Bij verhindering van de ondervoorzitter voorziet de delegatie waarvan hij afkomstig is, in zijn vervanging tot het verstrijken van het mandaat. § 3. Het mandaat van de leden van de Raad duurt vijf jaar. Mocht één lid van de Raad ophouden zijn ambt uit te oefenen, meer bepaald wanneer hij de hoedanigheid verliest waarvoor hij aangewezen is, wijst de delegatie van leden waarvan het afkomstig is, zijn plaatsvervanger aan tot het vestrijken van het mandaat.

Art. 4.De Raad wordt in zijn taak bijgestaan door het bestuur van "Wallonie-Bruxelles International", onverminderd de latere beslissingen die de Regeringen en het College zouden treffen.

Gelijktijdig beschikt de Raad over een uitvoerend secretariaat dat door het bestuur van "Wallonie-Bruxelles International" ter beschikking wordt gesteld. Om de twee jaar wordt een functie-evaluatie verricht. Het uitvoerend secretariaat en zijn opdrachten komen ten laste van de werkingsbegroting van de Raad.

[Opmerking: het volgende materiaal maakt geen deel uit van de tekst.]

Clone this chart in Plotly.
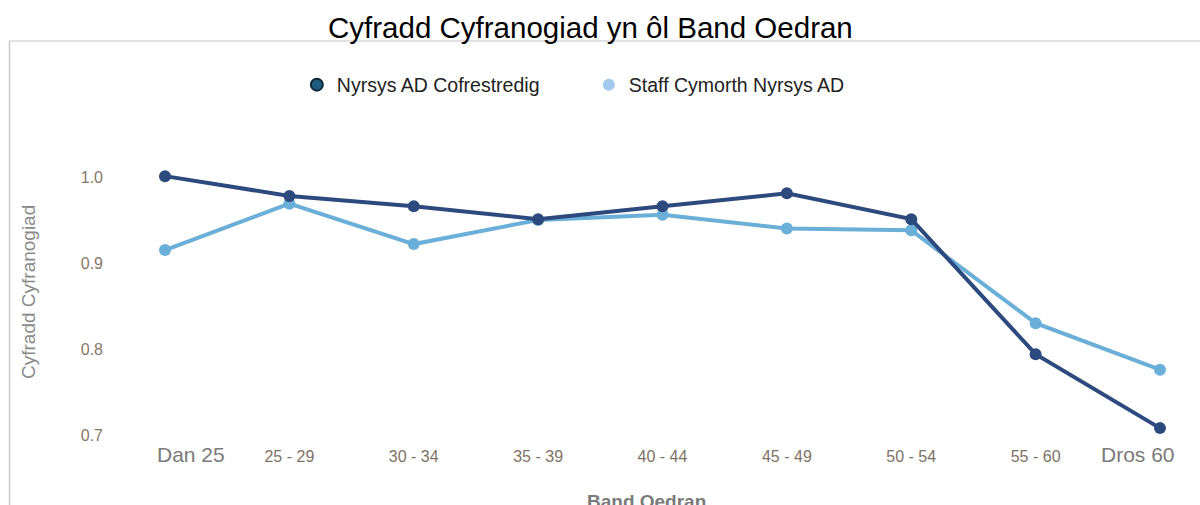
import plotly.graph_objects as go

categories = ["Dan 25", "25 - 29", "30 - 34", "35 - 39", "40 - 44", "45 - 49", "50 - 54", "55 - 60", "Dros 60"]
registered_nurses = [1.001, 0.978, 0.966, 0.951, 0.966, 0.981, 0.951, 0.794, 0.708]
support_staff = [0.915, 0.969, 0.922, 0.950, 0.956, 0.940, 0.938, 0.830, 0.776]
series_names = ["Nyrsys AD Cofrestredig", "Staff Cymorth Nyrsys AD"]
y_ticks = [0.7, 0.8, 0.9, 1.0]
y_tick_labels = ["0.7", "0.8", "0.9", "1.0"]

x_idx = list(range(len(categories)))
# end labels are drawn as annotations (shifted inward, as in the reference)
tick_text = ["" if i in (0, len(categories) - 1) else c for i, c in enumerate(categories)]

fig = go.Figure()
fig.add_trace(go.Scatter(x=x_idx, y=support_staff, mode="lines+markers",
                         line=dict(color="#6aafd8", width=4),
                         marker=dict(size=12, color="#6aafd8"), showlegend=False))
fig.add_trace(go.Scatter(x=x_idx, y=registered_nurses, mode="lines+markers",
                         line=dict(color="#2d4a7e", width=4),
                         marker=dict(size=12, color="#2d4a7e"), showlegend=False))
# legend entries
fig.add_trace(go.Scatter(x=[None], y=[None], mode="markers", name=series_names[0],
                         marker=dict(size=16, color="#1f5b7d", line=dict(color="#0d2a3a", width=2))))
fig.add_trace(go.Scatter(x=[None], y=[None], mode="markers", name=series_names[1],
                         marker=dict(size=16, color="#a3c9ec")))

L, R, T, B = 110, 10, 100, 60
px_per_cat = 124.375
x0 = -(165 - L) / px_per_cat
x1 = (1200 - R - 165) / px_per_cat
y_top = 1.0 + (177 - T) / 860
y_bot = 0.7 - ((505 - B) - 435) / 860

end_annotations = [
    dict(text=categories[0], xref="x", yref="paper", x=x_idx[0], xshift=26,
         y=-(455 - 445) / 345, showarrow=False, xanchor="center", yanchor="middle",
         font=dict(size=21, color="#7a7a7a")),
    dict(text=categories[-1], xref="x", yref="paper", x=x_idx[-1], xshift=-22,
         y=-(455 - 445) / 345, showarrow=False, xanchor="center", yanchor="middle",
         font=dict(size=21, color="#7a7a7a")),
]

fig.update_layout(
    width=1200, height=505,
    margin=dict(l=L, r=R, t=T, b=B),
    paper_bgcolor="white", plot_bgcolor="white",
    font=dict(family="Liberation Sans, Arial, sans-serif"),
    title=dict(text="Cyfradd Cyfranogiad yn ôl Band Oedran", x=0.492, xanchor="center",
               y=1 - 28 / 505, yanchor="middle",
               font=dict(size=29.5, color="#000000")),
    legend=dict(orientation="h", x=0.173, xanchor="left", y=1 + 15 / 345, yanchor="middle",
                font=dict(size=19.5, color="#222222"), entrywidth=247, itemsizing="constant",
                bgcolor="rgba(0,0,0,0)"),
    xaxis=dict(range=[x0, x1], tickmode="array", tickvals=x_idx, ticktext=tick_text,
               showgrid=False, zeroline=False, showline=False, ticks="",
               tickfont=dict(size=16, color="#7d7266")),
    yaxis=dict(range=[y_bot, y_top], tickmode="array", tickvals=y_ticks, ticktext=y_tick_labels,
               showgrid=False, zeroline=False, showline=False, ticks="",
               tickfont=dict(size=16, color="#857868"), ticklabelstandoff=6),
    shapes=[
        dict(type="line", xref="paper", yref="paper", x0=-(L - 9.5) / 1080, x1=(1200 - L) / 1080,
             y0=1 + (T - 41) / 345, y1=1 + (T - 41) / 345, line=dict(color="#d9d9d9", width=1.5)),
        dict(type="line", xref="paper", yref="paper", x0=-(L - 9.5) / 1080, x1=-(L - 9.5) / 1080,
             y0=1 + (T - 41) / 345, y1=-B / 345, line=dict(color="#c8c8c8", width=1.5)),
    ],
    annotations=[
        dict(text="Cyfradd Cyfranogiad", xref="paper", yref="paper", x=-(L - 28) / 1080,
             y=(445 - 292) / 345, textangle=-90, showarrow=False, xanchor="center", yanchor="middle",
             font=dict(size=19, color="#8a8a8a")),
        dict(text="<b>Band Oedran</b>", xref="paper", yref="paper", x=(646 - L) / 1080,
             y=-(501 - 445) / 345, showarrow=False, xanchor="center", yanchor="middle",
             font=dict(size=19, color="#7a7a7a")),
    ] + end_annotations,
)

fig.write_html("out.html", config={"displayModeBar": False},
               post_script="document.body.style.margin='0';document.body.style.padding='0';")
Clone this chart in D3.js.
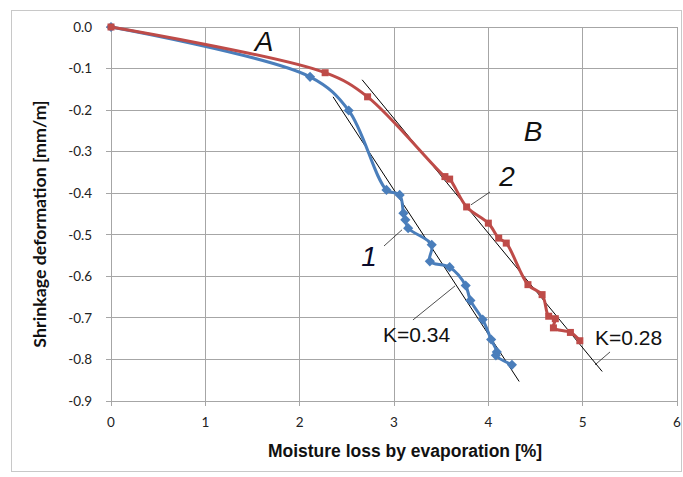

Art. 5.De Raad legt zijn ontwerp van huishoudelijk reglement ter goedkeuring aan de betrokken Ministers voor binnen een termijn van drie maanden na de laatste goedkeuring van dit samenwerkingsakkoord.

Elke wijziging wordt ook ter goedkeuring aan de betrokken Ministers voorgelegd binnen een termijn van drie maanden na haar goedkeuring door de Raad.

Art. 6.Het samenwerkingsakkoord tussen de Franse Gemeenschap, de Duitstalige Gemeenschap, het Waalse Gewest en de Franse Gemeenschapscommissie van het Brussels Hoofdstedelijk Gewest betreffende de oprichting van de Raad Wallonië-Brussel voor internationale samenwerking, ondertekend op 1 juli 2002, wordt opgeheven.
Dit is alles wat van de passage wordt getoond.